Ninety-four years ago today, 22nd January 1927 was a Saturday. At the Highbury ground of Arsenal Football Club, 16,831 supporters gathered to watch Arsenal play Sheffield United in a Football League Division 1 match. While the match was an unremarkable 1-1 draw, it went down in football history. It was the first game which was covered with live radio commentary. To help listeners, the BBC printed a diagram in the Radio Times in which the pitch was divided into eight numbered sections. As the commentator described the match, he used the numbers to enable the listeners to know where on the pitch the play was taking place.

Gavin Mortimer’s A History of Football in 100 Objects quotes from a review that appeared in the Manchester Guardian the following Monday. The reviewer gave an example of the diagram numbered commentary:

“Oh! pretty work, very pretty (section 5)..now up field (7).. a pretty (5,8) pass.. come on Mercer.. Now then Mercer; hello! Noble’s got it (1,2)”

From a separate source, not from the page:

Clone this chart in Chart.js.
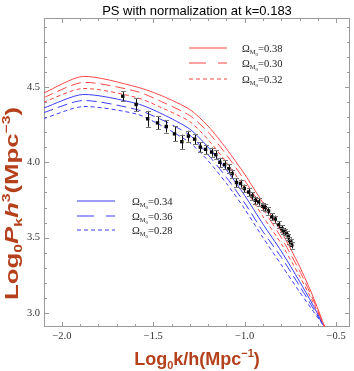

The broadcast was judged a success:

With the chart before one, it was fairly easy to visualise what was actually happening and the cheers and the groans of the spectators help considerably the imagination of the listeners.

The use of the diagram and numbers in commentary must have continued into the post-war era, for my father, born in 1936 would recall commentators telling of the game  moving from section to section.

In the 1970s, live commentary was more limited than it had been fifty years previously. BBC Radio 2 began its sports coverage at two o’clock. At three o’clock, the studio would call into reporters at grounds around the country and would announce which would be the commentary match. Live coverage would not begin until the second half, just before four o’clock.

A teenage boy in a small village in Somerset would sit at the kitchen table on a Saturday afternoon and listen to every minute. Commentators became familiar voices and the reporters around the country seemed people who could bring excitement to even games that were goalless draws.

Those 1970s broadcasts were closer to the BBC of 1927 than to the blanket satellite and online coverage fifty years later. The constant flow of football stories and the nightly broadcast of matches means football has lost the specialness it had when just one-half of a match went out live on Saturday afternoon radio.

It is hard to imagine what the commentators who stood in a shed at Highbury that afternoon would have made of what the game has become.